_Work required_.
Repeat the material exactly, leaving nothing out.

━━━━━━━━━━━━━━━━━━━━━━━━━━━━━━

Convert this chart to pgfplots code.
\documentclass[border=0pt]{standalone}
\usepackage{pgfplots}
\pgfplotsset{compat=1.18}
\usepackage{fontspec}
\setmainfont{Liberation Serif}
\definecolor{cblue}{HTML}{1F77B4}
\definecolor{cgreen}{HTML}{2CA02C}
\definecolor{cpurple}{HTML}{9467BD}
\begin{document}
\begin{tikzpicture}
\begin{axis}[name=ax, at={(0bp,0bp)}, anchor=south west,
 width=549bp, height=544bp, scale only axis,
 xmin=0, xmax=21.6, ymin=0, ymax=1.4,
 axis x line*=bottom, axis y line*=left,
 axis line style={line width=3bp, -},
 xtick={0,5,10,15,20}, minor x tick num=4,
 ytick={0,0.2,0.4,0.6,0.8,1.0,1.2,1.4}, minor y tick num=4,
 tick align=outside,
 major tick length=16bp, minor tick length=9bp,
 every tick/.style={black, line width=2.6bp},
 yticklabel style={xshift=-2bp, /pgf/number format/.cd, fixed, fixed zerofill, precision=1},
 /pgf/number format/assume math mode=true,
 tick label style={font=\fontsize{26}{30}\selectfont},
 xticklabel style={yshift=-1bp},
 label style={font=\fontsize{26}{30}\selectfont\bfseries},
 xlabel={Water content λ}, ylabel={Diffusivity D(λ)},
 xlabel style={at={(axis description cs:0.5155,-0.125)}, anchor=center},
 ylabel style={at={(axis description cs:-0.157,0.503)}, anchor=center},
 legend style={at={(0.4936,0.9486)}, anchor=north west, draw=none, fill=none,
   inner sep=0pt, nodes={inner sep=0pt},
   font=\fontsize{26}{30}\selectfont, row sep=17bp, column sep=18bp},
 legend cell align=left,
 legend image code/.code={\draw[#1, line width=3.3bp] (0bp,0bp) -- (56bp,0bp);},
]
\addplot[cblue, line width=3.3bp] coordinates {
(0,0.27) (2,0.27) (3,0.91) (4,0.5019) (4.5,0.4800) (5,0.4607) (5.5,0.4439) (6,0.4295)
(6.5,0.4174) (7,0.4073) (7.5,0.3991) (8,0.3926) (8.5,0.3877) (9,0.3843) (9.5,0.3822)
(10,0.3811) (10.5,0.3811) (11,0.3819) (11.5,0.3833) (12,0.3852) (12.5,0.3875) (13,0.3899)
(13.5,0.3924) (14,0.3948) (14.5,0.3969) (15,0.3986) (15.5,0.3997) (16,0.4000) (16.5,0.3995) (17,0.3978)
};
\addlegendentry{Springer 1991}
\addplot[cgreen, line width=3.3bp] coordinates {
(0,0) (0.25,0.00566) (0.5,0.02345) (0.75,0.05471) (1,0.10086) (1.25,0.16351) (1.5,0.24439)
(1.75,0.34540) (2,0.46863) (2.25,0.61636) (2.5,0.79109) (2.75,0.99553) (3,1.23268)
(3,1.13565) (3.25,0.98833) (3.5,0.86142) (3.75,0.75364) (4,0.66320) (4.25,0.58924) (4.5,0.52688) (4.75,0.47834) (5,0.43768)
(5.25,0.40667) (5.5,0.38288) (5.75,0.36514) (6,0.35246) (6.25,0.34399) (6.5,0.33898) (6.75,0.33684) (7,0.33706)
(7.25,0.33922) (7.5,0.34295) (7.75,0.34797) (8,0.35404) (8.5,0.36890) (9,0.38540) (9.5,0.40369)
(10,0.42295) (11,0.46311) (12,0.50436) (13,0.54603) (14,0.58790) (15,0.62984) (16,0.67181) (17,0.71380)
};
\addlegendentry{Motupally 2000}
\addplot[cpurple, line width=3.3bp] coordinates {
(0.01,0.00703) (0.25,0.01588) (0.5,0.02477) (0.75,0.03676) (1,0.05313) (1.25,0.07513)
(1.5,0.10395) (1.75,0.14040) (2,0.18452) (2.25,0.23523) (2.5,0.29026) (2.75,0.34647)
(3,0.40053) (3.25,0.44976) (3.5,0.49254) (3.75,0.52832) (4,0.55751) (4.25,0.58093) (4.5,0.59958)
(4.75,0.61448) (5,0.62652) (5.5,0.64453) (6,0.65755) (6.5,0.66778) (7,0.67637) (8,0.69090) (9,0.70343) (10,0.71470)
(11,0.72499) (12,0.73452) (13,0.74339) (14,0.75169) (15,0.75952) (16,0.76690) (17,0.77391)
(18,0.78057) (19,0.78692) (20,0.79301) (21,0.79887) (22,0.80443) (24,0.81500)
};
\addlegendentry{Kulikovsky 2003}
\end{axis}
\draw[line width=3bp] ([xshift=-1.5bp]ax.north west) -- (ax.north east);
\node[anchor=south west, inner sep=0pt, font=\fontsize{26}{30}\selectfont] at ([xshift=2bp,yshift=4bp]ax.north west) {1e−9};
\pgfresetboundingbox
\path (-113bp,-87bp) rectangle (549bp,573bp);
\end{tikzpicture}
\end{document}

━━━━━━━━━━━━━━━━━━━━━━━━━━━━━━

_Output_.
Convert this chart to pgfplots code.
\documentclass[border=0pt]{standalone}
\usepackage{pgfplots}
\pgfplotsset{compat=1.18}
\usepackage{fontspec}
\setmainfont{Liberation Serif}
\definecolor{cblue}{HTML}{1F77B4}
\definecolor{cgreen}{HTML}{2CA02C}
\definecolor{cpurple}{HTML}{9467BD}
\begin{document}
\begin{tikzpicture}
\begin{axis}[name=ax, at={(0bp,0bp)}, anchor=south west,
 width=549bp, height=544bp, scale only axis,
 xmin=0, xmax=21.6, ymin=0, ymax=1.4,
 axis x line*=bottom, axis y line*=left,
 axis line style={line width=3bp, -},
 xtick={0,5,10,15,20}, minor x tick num=4,
 ytick={0,0.2,0.4,0.6,0.8,1.0,1.2,1.4}, minor y tick num=4,
 tick align=outside,
 major tick length=16bp, minor tick length=9bp,
 every tick/.style={black, line width=2.6bp},
 yticklabel style={xshift=-2bp, /pgf/number format/.cd, fixed, fixed zerofill, precision=1},
 /pgf/number format/assume math mode=true,
 tick label style={font=\fontsize{26}{30}\selectfont},
 xticklabel style={yshift=-1bp},
 label style={font=\fontsize{26}{30}\selectfont\bfseries},
 xlabel={Water content λ}, ylabel={Diffusivity D(λ)},
 xlabel style={at={(axis description cs:0.5155,-0.125)}, anchor=center},
 ylabel style={at={(axis description cs:-0.157,0.503)}, anchor=center},
 legend style={at={(0.4936,0.9486)}, anchor=north west, draw=none, fill=none,
   inner sep=0pt, nodes={inner sep=0pt},
   font=\fontsize{26}{30}\selectfont, row sep=17bp, column sep=18bp},
 legend cell align=left,
 legend image code/.code={\draw[#1, line width=3.3bp] (0bp,0bp) -- (56bp,0bp);},
]
\addplot[cblue, line width=3.3bp] coordinates {
(0,0.27) (2,0.27) (3,0.91) (4,0.5019) (4.5,0.4800) (5,0.4607) (5.5,0.4439) (6,0.4295)
(6.5,0.4174) (7,0.4073) (7.5,0.3991) (8,0.3926) (8.5,0.3877) (9,0.3843) (9.5,0.3822)
(10,0.3811) (10.5,0.3811) (11,0.3819) (11.5,0.3833) (12,0.3852) (12.5,0.3875) (13,0.3899)
(13.5,0.3924) (14,0.3948) (14.5,0.3969) (15,0.3986) (15.5,0.3997) (16,0.4000) (16.5,0.3995) (17,0.3978)
};
\addlegendentry{Springer 1991}
\addplot[cgreen, line width=3.3bp] coordinates {
(0,0) (0.25,0.00566) (0.5,0.02345) (0.75,0.05471) (1,0.10086) (1.25,0.16351) (1.5,0.24439)
(1.75,0.34540) (2,0.46863) (2.25,0.61636) (2.5,0.79109) (2.75,0.99553) (3,1.23268)
(3,1.13565) (3.25,0.98833) (3.5,0.86142) (3.75,0.75364) (4,0.66320) (4.25,0.58924) (4.5,0.52688) (4.75,0.47834) (5,0.43768)
(5.25,0.40667) (5.5,0.38288) (5.75,0.36514) (6,0.35246) (6.25,0.34399) (6.5,0.33898) (6.75,0.33684) (7,0.33706)
(7.25,0.33922) (7.5,0.34295) (7.75,0.34797) (8,0.35404) (8.5,0.36890) (9,0.38540) (9.5,0.40369)
(10,0.42295) (11,0.46311) (12,0.50436) (13,0.54603) (14,0.58790) (15,0.62984) (16,0.67181) (17,0.71380)
};
\addlegendentry{Motupally 2000}
\addplot[cpurple, line width=3.3bp] coordinates {
(0.01,0.00703) (0.25,0.01588) (0.5,0.02477) (0.75,0.03676) (1,0.05313) (1.25,0.07513)
(1.5,0.10395) (1.75,0.14040) (2,0.18452) (2.25,0.23523) (2.5,0.29026) (2.75,0.34647)
(3,0.40053) (3.25,0.44976) (3.5,0.49254) (3.75,0.52832) (4,0.55751) (4.25,0.58093) (4.5,0.59958)
(4.75,0.61448) (5,0.62652) (5.5,0.64453) (6,0.65755) (6.5,0.66778) (7,0.67637) (8,0.69090) (9,0.70343) (10,0.71470)
(11,0.72499) (12,0.73452) (13,0.74339) (14,0.75169) (15,0.75952) (16,0.76690) (17,0.77391)
(18,0.78057) (19,0.78692) (20,0.79301) (21,0.79887) (22,0.80443) (24,0.81500)
};
\addlegendentry{Kulikovsky 2003}
\end{axis}
\draw[line width=3bp] ([xshift=-1.5bp]ax.north west) -- (ax.north east);
\node[anchor=south west, inner sep=0pt, font=\fontsize{26}{30}\selectfont] at ([xshift=2bp,yshift=4bp]ax.north west) {1e−9};
\pgfresetboundingbox
\path (-113bp,-87bp) rectangle (549bp,573bp);
\end{tikzpicture}
\end{document}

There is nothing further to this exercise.